Electron spin angular momentum can couple fairly strongly with orbital angular momentum. It will couple with molecular rotational angular momentum only under extreme circumstances (for example, very, very high rotational states), and the coupling with anything else is basically too small to worry about.
 
ppnl said:


OK, this seems to be what I'm getting at. The question is how do quantum spin and angular momentum couple. I'm trying to understand th relationship between the two.

I don't know what you mean by "how do [they] couple"?

They are both angular momentum, and therefore are different forms of the same thing. It's no different from the relationship between, for example, potential energy and kinetic energy. You can provide mechanisms for converting between them, but it doesn't make sense to talk about "how they couple."
 
I think there's a semantic problem going on here. pgwenthold is saying that spin is angular momentum. I'm saying that it is associated with angular momentum. I'm not saying that spin is not angular momentum; I'm just using more conservative language.

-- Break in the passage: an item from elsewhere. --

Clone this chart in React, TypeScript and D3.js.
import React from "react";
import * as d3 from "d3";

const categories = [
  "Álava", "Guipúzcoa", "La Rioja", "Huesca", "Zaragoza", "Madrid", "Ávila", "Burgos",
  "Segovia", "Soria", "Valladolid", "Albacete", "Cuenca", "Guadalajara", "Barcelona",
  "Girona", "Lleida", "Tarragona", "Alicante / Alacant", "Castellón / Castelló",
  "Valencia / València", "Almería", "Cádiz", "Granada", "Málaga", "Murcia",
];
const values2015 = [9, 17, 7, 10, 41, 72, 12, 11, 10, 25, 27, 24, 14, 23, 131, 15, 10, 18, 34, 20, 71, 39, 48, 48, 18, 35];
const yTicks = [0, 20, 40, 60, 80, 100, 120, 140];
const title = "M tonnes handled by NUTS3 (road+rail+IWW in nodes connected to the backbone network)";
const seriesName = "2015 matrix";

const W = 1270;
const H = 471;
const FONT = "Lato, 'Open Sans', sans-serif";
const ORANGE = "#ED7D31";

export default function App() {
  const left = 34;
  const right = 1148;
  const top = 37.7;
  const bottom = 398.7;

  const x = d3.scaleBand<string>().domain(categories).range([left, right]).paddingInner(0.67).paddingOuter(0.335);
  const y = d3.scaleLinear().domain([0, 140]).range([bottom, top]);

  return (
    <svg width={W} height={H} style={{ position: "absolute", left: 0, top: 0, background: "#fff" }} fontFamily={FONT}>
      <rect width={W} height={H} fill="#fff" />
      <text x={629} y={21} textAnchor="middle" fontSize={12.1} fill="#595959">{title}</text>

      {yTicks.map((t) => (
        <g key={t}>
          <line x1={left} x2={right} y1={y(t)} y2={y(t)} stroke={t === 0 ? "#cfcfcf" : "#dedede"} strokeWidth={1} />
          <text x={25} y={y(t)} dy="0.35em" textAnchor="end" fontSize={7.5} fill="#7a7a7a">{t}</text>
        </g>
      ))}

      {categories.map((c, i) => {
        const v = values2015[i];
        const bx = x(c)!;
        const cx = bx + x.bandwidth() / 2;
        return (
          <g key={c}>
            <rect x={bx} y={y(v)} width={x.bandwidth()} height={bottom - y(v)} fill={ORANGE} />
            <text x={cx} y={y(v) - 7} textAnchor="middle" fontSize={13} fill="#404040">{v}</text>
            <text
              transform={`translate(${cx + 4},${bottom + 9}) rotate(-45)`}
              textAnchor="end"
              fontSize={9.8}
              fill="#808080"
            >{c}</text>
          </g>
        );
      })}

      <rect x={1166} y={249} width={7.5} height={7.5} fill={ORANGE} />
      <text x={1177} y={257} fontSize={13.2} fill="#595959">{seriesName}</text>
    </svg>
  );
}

Here's why. Almost everyone who knows what angular momentum is has learned that it can be calculated as the result of instantaneous measurements of relative linear momentum of a system of particles. None of this is true, nor even makes the slightest bit of sense, when talking about spin of what in the standard model are considered point particles. On the other hand, with respect to conservation laws, they work together, just as if they were the same thing.

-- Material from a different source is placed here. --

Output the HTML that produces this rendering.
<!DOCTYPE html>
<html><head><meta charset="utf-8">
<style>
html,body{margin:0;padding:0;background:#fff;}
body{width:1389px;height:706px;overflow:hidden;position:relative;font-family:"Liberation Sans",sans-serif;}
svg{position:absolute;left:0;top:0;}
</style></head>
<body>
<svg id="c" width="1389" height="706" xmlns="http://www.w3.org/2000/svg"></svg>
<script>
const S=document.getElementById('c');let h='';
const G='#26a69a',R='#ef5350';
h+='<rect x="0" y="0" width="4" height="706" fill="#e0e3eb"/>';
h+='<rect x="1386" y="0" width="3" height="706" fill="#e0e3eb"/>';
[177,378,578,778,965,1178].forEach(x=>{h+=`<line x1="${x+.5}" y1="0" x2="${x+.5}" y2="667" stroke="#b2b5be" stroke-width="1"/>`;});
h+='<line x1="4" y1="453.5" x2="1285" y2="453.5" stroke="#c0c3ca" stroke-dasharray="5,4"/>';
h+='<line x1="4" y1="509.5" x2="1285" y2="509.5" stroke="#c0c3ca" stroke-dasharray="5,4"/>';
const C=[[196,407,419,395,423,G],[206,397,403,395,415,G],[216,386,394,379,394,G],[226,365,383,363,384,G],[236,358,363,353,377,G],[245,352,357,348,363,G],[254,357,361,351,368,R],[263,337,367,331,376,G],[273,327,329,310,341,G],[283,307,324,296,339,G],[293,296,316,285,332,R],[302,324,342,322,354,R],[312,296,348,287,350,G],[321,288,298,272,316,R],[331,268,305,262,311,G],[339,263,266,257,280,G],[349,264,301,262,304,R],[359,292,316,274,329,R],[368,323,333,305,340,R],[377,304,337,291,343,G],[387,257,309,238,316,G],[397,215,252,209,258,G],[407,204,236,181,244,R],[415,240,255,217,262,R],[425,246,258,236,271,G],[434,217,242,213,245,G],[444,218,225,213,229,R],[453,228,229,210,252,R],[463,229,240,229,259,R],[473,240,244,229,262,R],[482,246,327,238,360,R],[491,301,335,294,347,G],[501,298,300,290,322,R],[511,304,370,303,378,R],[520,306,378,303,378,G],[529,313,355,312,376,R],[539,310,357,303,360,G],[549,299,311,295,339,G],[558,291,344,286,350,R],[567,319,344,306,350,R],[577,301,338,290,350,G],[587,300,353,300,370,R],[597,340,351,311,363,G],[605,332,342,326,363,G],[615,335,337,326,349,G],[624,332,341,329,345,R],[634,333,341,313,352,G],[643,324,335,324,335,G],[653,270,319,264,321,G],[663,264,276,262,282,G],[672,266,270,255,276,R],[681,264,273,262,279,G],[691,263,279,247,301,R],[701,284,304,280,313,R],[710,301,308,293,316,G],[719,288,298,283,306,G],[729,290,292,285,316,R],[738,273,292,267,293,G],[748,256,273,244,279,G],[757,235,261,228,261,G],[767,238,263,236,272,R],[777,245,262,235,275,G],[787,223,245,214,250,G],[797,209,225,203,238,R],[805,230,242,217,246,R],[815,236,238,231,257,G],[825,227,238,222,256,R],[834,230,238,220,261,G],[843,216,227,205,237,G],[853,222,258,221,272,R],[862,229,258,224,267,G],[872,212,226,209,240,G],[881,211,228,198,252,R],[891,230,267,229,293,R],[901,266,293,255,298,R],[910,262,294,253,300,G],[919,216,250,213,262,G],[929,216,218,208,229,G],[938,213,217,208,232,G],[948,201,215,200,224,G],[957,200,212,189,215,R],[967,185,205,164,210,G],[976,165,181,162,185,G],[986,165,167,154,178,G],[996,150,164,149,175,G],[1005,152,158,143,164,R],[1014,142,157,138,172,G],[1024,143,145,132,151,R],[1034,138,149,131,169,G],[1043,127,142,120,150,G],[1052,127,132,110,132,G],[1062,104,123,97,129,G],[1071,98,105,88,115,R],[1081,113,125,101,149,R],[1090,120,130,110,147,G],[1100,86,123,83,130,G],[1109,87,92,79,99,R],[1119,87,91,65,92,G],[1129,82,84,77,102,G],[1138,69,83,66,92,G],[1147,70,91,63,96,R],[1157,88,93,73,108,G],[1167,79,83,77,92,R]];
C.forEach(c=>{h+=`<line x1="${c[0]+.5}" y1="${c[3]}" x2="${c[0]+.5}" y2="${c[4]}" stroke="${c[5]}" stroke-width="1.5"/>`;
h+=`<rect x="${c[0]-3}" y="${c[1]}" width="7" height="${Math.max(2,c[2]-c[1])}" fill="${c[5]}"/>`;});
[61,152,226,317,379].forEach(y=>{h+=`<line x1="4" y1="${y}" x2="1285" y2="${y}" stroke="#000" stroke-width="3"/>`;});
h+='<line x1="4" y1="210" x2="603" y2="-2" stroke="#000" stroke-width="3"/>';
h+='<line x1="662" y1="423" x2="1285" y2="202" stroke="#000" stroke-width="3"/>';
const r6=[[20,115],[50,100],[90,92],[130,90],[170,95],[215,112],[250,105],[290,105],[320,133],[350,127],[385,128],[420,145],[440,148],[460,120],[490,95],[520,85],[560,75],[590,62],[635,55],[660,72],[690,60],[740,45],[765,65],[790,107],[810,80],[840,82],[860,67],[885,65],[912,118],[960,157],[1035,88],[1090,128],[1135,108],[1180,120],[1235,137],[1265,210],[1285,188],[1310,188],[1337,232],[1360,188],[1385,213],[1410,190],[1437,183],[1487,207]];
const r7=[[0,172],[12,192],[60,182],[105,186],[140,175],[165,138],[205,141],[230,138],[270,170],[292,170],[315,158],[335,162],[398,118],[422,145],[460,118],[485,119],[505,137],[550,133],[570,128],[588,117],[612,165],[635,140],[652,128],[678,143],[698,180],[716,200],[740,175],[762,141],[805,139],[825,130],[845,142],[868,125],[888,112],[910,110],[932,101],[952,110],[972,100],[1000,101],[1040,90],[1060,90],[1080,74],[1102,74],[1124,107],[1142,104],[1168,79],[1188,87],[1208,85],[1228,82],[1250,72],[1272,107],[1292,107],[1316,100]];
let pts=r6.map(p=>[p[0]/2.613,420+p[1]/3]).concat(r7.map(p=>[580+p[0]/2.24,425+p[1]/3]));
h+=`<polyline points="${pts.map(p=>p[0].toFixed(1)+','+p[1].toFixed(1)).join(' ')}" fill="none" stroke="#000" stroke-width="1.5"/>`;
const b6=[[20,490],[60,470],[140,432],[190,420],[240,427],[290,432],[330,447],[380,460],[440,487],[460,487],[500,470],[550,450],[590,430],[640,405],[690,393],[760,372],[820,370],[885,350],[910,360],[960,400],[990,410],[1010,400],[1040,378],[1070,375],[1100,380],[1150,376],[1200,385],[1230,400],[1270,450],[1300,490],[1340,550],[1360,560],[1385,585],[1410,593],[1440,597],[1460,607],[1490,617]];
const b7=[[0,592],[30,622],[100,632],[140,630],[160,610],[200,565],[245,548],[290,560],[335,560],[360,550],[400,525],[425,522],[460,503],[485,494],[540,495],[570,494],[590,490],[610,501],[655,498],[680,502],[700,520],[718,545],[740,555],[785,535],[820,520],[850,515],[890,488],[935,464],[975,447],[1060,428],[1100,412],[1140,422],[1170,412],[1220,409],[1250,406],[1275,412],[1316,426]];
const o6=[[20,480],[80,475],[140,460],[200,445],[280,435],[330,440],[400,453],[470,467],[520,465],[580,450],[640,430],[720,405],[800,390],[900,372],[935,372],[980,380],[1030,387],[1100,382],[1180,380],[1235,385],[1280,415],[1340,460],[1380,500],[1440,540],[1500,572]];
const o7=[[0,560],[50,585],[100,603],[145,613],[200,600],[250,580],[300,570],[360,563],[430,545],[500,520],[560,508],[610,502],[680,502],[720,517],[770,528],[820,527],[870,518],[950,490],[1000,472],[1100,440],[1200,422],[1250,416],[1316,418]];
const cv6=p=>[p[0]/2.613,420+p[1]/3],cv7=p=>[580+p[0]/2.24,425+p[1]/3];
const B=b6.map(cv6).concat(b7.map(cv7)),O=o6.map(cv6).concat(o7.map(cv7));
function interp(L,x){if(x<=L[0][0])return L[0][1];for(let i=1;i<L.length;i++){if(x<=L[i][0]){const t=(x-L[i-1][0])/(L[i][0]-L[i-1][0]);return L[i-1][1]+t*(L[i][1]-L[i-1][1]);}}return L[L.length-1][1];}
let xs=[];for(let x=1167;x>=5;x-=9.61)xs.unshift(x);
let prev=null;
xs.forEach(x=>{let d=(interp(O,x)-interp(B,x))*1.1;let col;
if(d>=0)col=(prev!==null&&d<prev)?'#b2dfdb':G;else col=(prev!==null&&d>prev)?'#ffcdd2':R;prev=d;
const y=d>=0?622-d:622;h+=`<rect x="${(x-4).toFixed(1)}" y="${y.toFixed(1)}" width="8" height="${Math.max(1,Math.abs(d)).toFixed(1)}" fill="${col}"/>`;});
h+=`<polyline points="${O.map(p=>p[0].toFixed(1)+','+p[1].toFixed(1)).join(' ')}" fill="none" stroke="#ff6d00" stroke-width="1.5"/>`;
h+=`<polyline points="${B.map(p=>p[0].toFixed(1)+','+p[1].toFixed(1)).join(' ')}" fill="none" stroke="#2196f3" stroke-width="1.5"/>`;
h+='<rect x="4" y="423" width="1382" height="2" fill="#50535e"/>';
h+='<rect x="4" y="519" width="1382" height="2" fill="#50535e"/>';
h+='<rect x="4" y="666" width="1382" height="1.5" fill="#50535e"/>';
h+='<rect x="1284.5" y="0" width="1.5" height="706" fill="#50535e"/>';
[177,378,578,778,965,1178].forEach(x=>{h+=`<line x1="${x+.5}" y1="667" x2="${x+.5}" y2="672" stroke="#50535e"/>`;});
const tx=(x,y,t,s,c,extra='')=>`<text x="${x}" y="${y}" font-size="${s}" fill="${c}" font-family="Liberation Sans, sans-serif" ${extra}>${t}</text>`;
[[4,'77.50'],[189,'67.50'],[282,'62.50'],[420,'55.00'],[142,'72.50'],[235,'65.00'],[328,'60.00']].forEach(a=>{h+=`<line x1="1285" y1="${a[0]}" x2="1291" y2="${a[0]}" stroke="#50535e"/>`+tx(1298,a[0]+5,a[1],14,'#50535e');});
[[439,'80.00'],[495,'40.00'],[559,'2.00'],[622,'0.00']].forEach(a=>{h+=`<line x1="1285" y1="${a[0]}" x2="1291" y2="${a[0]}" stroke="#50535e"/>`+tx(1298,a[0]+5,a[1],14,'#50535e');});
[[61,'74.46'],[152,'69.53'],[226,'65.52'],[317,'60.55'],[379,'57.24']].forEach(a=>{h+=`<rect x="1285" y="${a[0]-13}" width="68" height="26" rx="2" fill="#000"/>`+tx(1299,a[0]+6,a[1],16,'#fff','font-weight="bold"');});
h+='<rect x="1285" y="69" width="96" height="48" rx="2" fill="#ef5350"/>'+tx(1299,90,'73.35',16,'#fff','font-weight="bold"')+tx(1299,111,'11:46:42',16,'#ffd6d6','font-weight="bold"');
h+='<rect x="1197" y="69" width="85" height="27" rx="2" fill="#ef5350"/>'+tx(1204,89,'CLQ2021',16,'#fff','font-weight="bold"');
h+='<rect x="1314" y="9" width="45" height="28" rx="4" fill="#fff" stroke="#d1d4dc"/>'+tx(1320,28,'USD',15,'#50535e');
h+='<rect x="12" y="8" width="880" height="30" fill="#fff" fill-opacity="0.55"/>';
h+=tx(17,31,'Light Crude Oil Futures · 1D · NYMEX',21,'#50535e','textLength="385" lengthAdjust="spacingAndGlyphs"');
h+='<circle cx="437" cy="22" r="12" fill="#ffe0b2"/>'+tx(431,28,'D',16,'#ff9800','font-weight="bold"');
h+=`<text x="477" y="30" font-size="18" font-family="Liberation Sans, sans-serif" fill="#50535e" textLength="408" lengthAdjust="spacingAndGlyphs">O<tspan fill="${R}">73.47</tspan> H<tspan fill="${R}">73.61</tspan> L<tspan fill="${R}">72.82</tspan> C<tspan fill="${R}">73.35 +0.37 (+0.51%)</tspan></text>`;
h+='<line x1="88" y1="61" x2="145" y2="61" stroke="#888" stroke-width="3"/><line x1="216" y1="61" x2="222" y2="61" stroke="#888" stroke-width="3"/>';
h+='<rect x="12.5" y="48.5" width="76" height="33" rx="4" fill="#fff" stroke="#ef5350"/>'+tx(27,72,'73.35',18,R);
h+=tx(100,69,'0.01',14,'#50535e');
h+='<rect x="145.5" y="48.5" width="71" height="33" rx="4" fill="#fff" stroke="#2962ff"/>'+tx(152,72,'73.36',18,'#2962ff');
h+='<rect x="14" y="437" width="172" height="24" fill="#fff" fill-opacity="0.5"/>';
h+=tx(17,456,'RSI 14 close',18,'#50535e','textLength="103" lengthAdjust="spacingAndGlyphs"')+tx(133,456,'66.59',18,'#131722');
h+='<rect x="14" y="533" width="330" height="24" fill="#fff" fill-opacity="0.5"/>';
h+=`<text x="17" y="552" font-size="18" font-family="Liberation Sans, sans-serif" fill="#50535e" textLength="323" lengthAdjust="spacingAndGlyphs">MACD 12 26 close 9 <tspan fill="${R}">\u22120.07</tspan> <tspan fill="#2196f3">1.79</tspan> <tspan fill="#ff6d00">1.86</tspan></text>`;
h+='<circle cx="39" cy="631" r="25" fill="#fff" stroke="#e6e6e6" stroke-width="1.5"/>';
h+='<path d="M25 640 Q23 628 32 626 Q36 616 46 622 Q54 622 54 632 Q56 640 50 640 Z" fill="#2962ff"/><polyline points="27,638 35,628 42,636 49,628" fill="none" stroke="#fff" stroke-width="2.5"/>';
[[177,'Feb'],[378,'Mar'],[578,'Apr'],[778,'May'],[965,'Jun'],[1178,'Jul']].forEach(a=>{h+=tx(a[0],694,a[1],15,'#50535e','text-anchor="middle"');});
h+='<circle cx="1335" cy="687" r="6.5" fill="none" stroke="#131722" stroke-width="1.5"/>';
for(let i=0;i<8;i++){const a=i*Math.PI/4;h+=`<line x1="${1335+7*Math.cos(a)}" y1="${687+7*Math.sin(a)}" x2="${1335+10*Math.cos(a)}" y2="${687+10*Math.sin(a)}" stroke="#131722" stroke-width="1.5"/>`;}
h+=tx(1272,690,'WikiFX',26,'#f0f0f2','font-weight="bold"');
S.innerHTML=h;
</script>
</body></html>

So spin is both like and unlike classical angular momentum, in different ways.

To say that spin is angular momentum is essentially to define angular momentum in such a way that it describes only the properties that spin and classical angular momentum share. You can do that, but this is a popular audience, who probably have some familiarity with classical angular momentum.

The reason I stick to conservative language is because I think it's sometimes quite dangerous to use the word "is" when dealing with these kinds of models. Take the example of a neutron, which eventually decays into a proton and an electron, although it takes about ten minutes if it's just sitting there. One might be inclined (and every high-school student in a physics class seems to do it) to say that a neutron is a proton and an electron. Not only would this violate Heisenberg's Uncertainty Principle (an electron is too small to know that it's right next to a proton and not moving, which is why electrons are in orbitals in the first place), it would be highly misleading, as the best evidence is that the neutron is made up of an up quark and two down quarks, while a proton is made up of two up quarks and a down quark. So that electron wasn't just buzzing around waiting to be let out--it's what happens when one of the down quarks in the neutron becomes/is replaced by/whatever an up quark.

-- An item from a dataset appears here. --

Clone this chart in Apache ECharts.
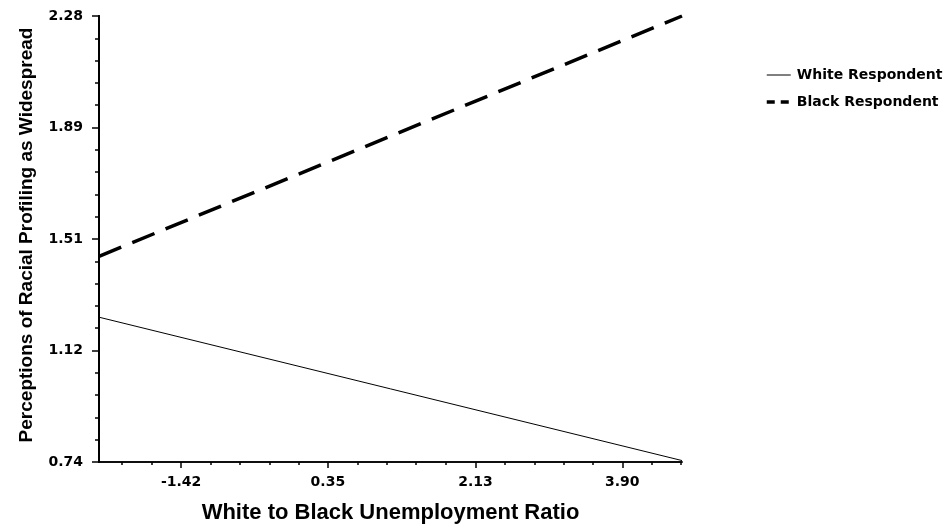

Incidentally, this is why you wait a while before going in after you switch the accelerator off. Thermal neutrons are not good for you, but hydrogen is no big deal.
 
I forgot. When a neutron decays, you also get an electron antineutrino. But nobody notices those.
 
epepke said:
I think there's a semantic problem going on here. pgwenthold is saying that spin is angular momentum. I'm saying that it is associated with angular momentum. I'm not saying that spin is not angular momentum; I'm just using more conservative language.

But you don't need to. Spin angular momentum is angular momentum. We call it spin, but there is not a classical counterpart (which seems to be your bigger problem).

We know it is angular momentum because it can be converted to other forms of angular momentum, such as orbital or even rotational. What you are doing is like saying that potential energy is _associated_ with a form of energy. That would be silly. Potential energy is a form of energy.

Similarly, spin is a form of angular momentum. I can apply the spin angular momentum operator to the wave function and calculate an expectation value, if I want. Spin behaves exactly as angular momentum, and can be converted to angular momentum. That's angular momentum.

Now, whether it is easily considered in terms of classical terms is a different issue, but that is irrelevent to what it is.